* **Dataset entries**:
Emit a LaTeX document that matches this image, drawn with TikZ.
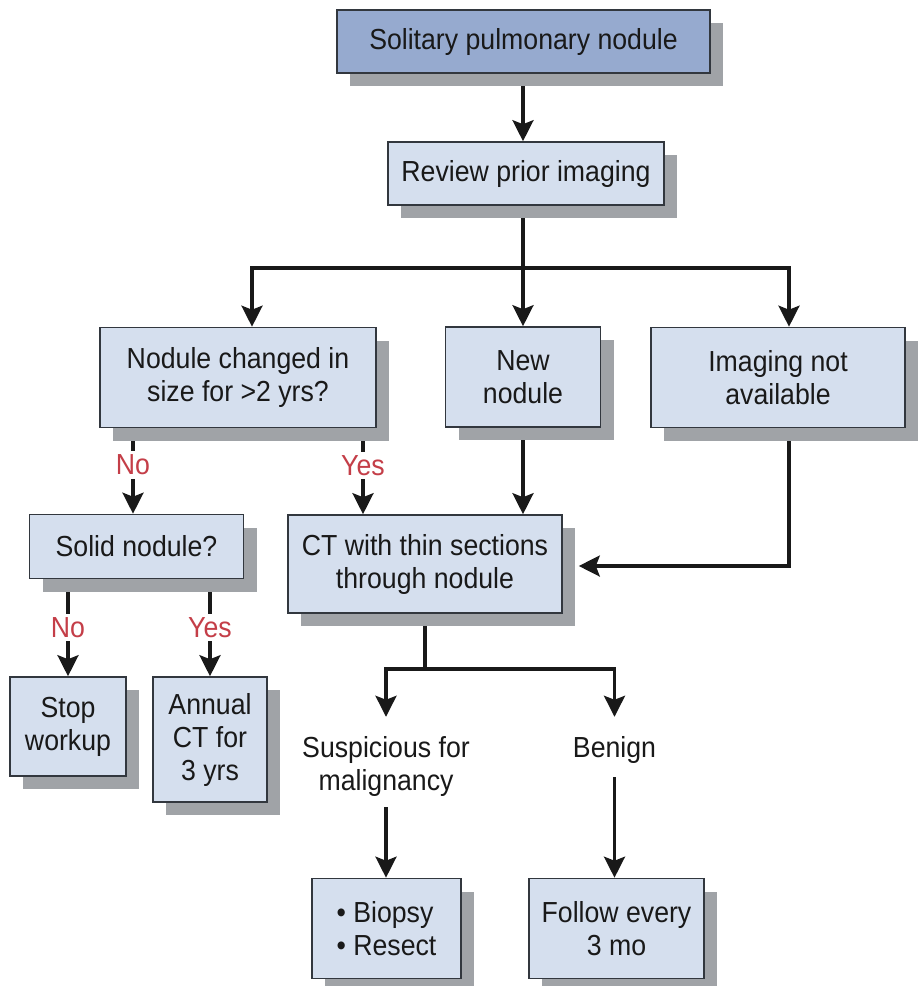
\documentclass[tikz,border=0pt]{standalone}
\usepackage{fontspec}
\setmainfont[FakeStretch=0.92]{Liberation Sans}
\usetikzlibrary{arrows.meta,shadows,backgrounds,calc}
\definecolor{topfill}{RGB}{150,170,207}
\definecolor{boxfill}{RGB}{213,223,238}
\definecolor{boxline}{RGB}{50,55,62}
\definecolor{shadowc}{RGB}{160,163,167}
\definecolor{lblred}{RGB}{196,62,72}
\definecolor{ink}{RGB}{25,25,25}
\newcommand\fs{\fontsize{29}{33}\selectfont}
\tikzset{
 box/.style={draw=boxline, line width=1.6pt, fill=boxfill, inner sep=0pt, align=center, font=\fs, text=ink,
   drop shadow={shadow xshift=13pt, shadow yshift=-13pt, fill=shadowc, opacity=1}},
 conn/.style={draw=ink, line width=3.3pt},
 arr/.style={conn, -{Stealth[length=21pt,width=21pt,inset=4pt]}},
 lbl/.style={font=\fs, text=lblred, fill=white, inner sep=3.5pt},
 plain/.style={font=\fs, text=ink, align=center, inner sep=0pt},
}
\begin{document}
\begin{tikzpicture}[x=1pt,y=-1pt]
\useasboundingbox (0,0) rectangle (923,986);
% boxes
\node[box, fill=topfill, minimum width=373pt, minimum height=63pt] (top) at (523.5,41.5) {Solitary pulmonary nodule};
\node[box, minimum width=276pt, minimum height=63pt] (review) at (526,173.5) {Review prior imaging};
\node[box, minimum width=276pt, minimum height=100pt] (changed) at (238,377.5) {Nodule changed in\\size for >2 yrs?};
\node[box, minimum width=155pt, minimum height=100pt] (new) at (523,377) {New\\nodule};
\node[box, minimum width=254pt, minimum height=100pt] (notavail) at (778,377.5) {Imaging not\\available};
\node[box, minimum width=214pt, minimum height=64pt] (solid) at (136.5,546.5) {Solid nodule?};
\node[box, minimum width=274pt, minimum height=98pt] (ct) at (425,564) {CT with thin sections\\through nodule};
\node[box, minimum width=116pt, minimum height=99pt] (stop) at (68,726.5) {Stop\\workup};
\node[box, minimum width=114pt, minimum height=125pt] (annual) at (210,739.5) {Annual\\CT for\\3 yrs};
\node[box, align=left, minimum width=149pt, minimum height=100pt] (biopsy) at (386.5,928.5) {\textbullet{} Biopsy\\\textbullet{} Resect};
\node[box, minimum width=175pt, minimum height=100pt] (follow) at (616.5,928.5) {Follow every\\3 mo};
\node[plain] (susp) at (386,766) {Suspicious for\\malignancy};
\node[plain] (benign) at (614.5,749.5) {Benign};
% fork coordinates
\coordinate (f1) at (523,268);
\coordinate (fl) at (252,268);
\coordinate (fr) at (789,268);
\coordinate (nx) at (133,0);
\coordinate (yx) at (363,0);
\coordinate (cf) at (425,669);
\coordinate (cl) at (386,669);
\coordinate (cr) at (614.5,669);
\coordinate (turn) at (789,566);
% arrow into CT box, ending at the edge of its shadow
\draw[arr] (turn) -- ([xshift=16pt]turn -| ct.east);
\begin{pgfonlayer}{background}
\fill[white] (0,0) rectangle (923,986);
\draw[arr] (f1 |- top.south) -- (f1 |- review.north);
\draw[conn] (f1 |- review.south) -- (f1);
\draw[conn, line cap=rect] (fl) -- (fr);
\draw[arr] (fl) -- (fl |- changed.north);
\draw[arr] (f1) -- (f1 |- new.north);
\draw[arr] (fr) -- (fr |- notavail.north);
\draw[arr] (nx |- changed.south) -- node[lbl,pos=0.43]{No} (nx |- solid.north);
\draw[arr] (yx |- changed.south) -- node[lbl,pos=0.43]{Yes} (yx |- ct.north);
\draw[arr] (f1 |- new.south) -- (f1 |- ct.north);
\draw[conn, line cap=rect] (fr |- notavail.south) -- (turn);
\draw[arr] (stop.north |- solid.south) -- node[lbl,pos=0.5]{No} (stop.north);
\draw[arr] (annual.north |- solid.south) -- node[lbl,pos=0.5]{Yes} (annual.north);
\draw[conn] (cf |- ct.south) -- (cf);
\draw[conn, line cap=rect] (cl) -- (cr);
\draw[arr, shorten >=19pt] (cl) -- (susp.north);
\draw[arr, shorten >=19pt] (cr) -- (benign.north);
\draw[arr, shorten <=11pt] (susp.south) -- (susp.south |- biopsy.north);
\draw[arr, shorten <=14pt] (benign.south) -- (benign.south |- follow.north);
\end{pgfonlayer}
\end{tikzpicture}
\end{document}
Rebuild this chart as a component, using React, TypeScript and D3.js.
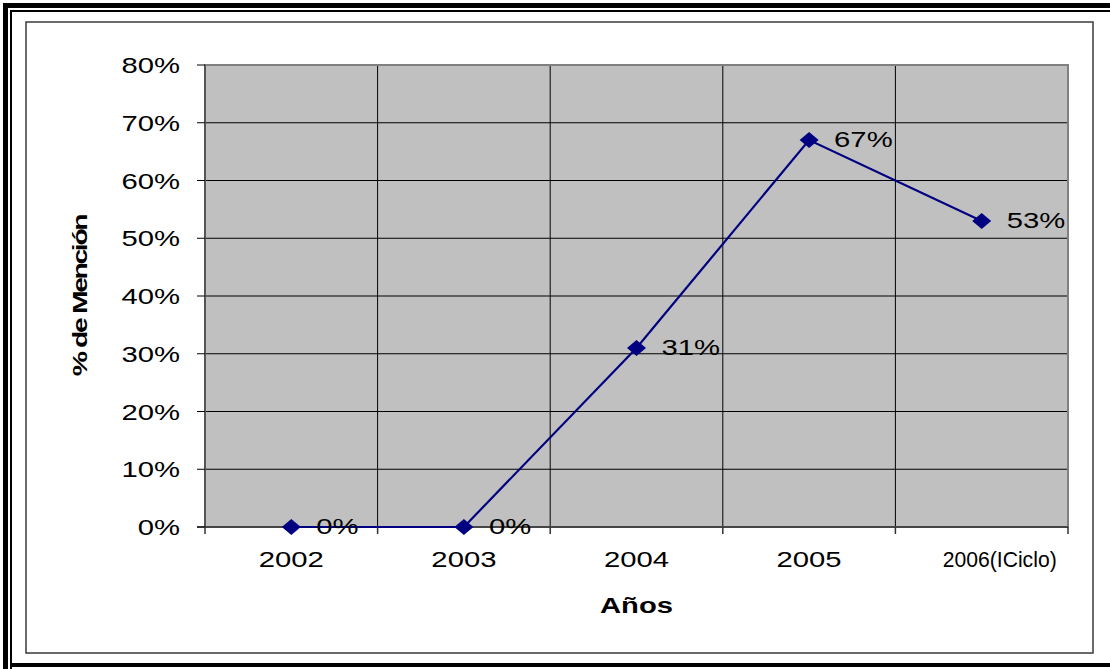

* **Given exercise**: Write out every record above exactly as it stands, but leave out the pictures.

* **Solution**:
Emit a LaTeX document that matches this image, drawn with TikZ.
\documentclass[tikz,border=0pt]{standalone}
\usepackage{fontspec}
\setmainfont[FakeStretch=0.92]{Liberation Sans}
\usetikzlibrary{arrows.meta,shadows,backgrounds,calc}
\definecolor{topfill}{RGB}{150,170,207}
\definecolor{boxfill}{RGB}{213,223,238}
\definecolor{boxline}{RGB}{50,55,62}
\definecolor{shadowc}{RGB}{160,163,167}
\definecolor{lblred}{RGB}{196,62,72}
\definecolor{ink}{RGB}{25,25,25}
\newcommand\fs{\fontsize{29}{33}\selectfont}
\tikzset{
 box/.style={draw=boxline, line width=1.6pt, fill=boxfill, inner sep=0pt, align=center, font=\fs, text=ink,
   drop shadow={shadow xshift=13pt, shadow yshift=-13pt, fill=shadowc, opacity=1}},
 conn/.style={draw=ink, line width=3.3pt},
 arr/.style={conn, -{Stealth[length=21pt,width=21pt,inset=4pt]}},
 lbl/.style={font=\fs, text=lblred, fill=white, inner sep=3.5pt},
 plain/.style={font=\fs, text=ink, align=center, inner sep=0pt},
}
\begin{document}
\begin{tikzpicture}[x=1pt,y=-1pt]
\useasboundingbox (0,0) rectangle (923,986);
% boxes
\node[box, fill=topfill, minimum width=373pt, minimum height=63pt] (top) at (523.5,41.5) {Solitary pulmonary nodule};
\node[box, minimum width=276pt, minimum height=63pt] (review) at (526,173.5) {Review prior imaging};
\node[box, minimum width=276pt, minimum height=100pt] (changed) at (238,377.5) {Nodule changed in\\size for >2 yrs?};
\node[box, minimum width=155pt, minimum height=100pt] (new) at (523,377) {New\\nodule};
\node[box, minimum width=254pt, minimum height=100pt] (notavail) at (778,377.5) {Imaging not\\available};
\node[box, minimum width=214pt, minimum height=64pt] (solid) at (136.5,546.5) {Solid nodule?};
\node[box, minimum width=274pt, minimum height=98pt] (ct) at (425,564) {CT with thin sections\\through nodule};
\node[box, minimum width=116pt, minimum height=99pt] (stop) at (68,726.5) {Stop\\workup};
\node[box, minimum width=114pt, minimum height=125pt] (annual) at (210,739.5) {Annual\\CT for\\3 yrs};
\node[box, align=left, minimum width=149pt, minimum height=100pt] (biopsy) at (386.5,928.5) {\textbullet{} Biopsy\\\textbullet{} Resect};
\node[box, minimum width=175pt, minimum height=100pt] (follow) at (616.5,928.5) {Follow every\\3 mo};
\node[plain] (susp) at (386,766) {Suspicious for\\malignancy};
\node[plain] (benign) at (614.5,749.5) {Benign};
% fork coordinates
\coordinate (f1) at (523,268);
\coordinate (fl) at (252,268);
\coordinate (fr) at (789,268);
\coordinate (nx) at (133,0);
\coordinate (yx) at (363,0);
\coordinate (cf) at (425,669);
\coordinate (cl) at (386,669);
\coordinate (cr) at (614.5,669);
\coordinate (turn) at (789,566);
% arrow into CT box, ending at the edge of its shadow
\draw[arr] (turn) -- ([xshift=16pt]turn -| ct.east);
\begin{pgfonlayer}{background}
\fill[white] (0,0) rectangle (923,986);
\draw[arr] (f1 |- top.south) -- (f1 |- review.north);
\draw[conn] (f1 |- review.south) -- (f1);
\draw[conn, line cap=rect] (fl) -- (fr);
\draw[arr] (fl) -- (fl |- changed.north);
\draw[arr] (f1) -- (f1 |- new.north);
\draw[arr] (fr) -- (fr |- notavail.north);
\draw[arr] (nx |- changed.south) -- node[lbl,pos=0.43]{No} (nx |- solid.north);
\draw[arr] (yx |- changed.south) -- node[lbl,pos=0.43]{Yes} (yx |- ct.north);
\draw[arr] (f1 |- new.south) -- (f1 |- ct.north);
\draw[conn, line cap=rect] (fr |- notavail.south) -- (turn);
\draw[arr] (stop.north |- solid.south) -- node[lbl,pos=0.5]{No} (stop.north);
\draw[arr] (annual.north |- solid.south) -- node[lbl,pos=0.5]{Yes} (annual.north);
\draw[conn] (cf |- ct.south) -- (cf);
\draw[conn, line cap=rect] (cl) -- (cr);
\draw[arr, shorten >=19pt] (cl) -- (susp.north);
\draw[arr, shorten >=19pt] (cr) -- (benign.north);
\draw[arr, shorten <=11pt] (susp.south) -- (susp.south |- biopsy.north);
\draw[arr, shorten <=14pt] (benign.south) -- (benign.south |- follow.north);
\end{pgfonlayer}
\end{tikzpicture}
\end{document}
Rebuild this chart as a component, using React, TypeScript and D3.js.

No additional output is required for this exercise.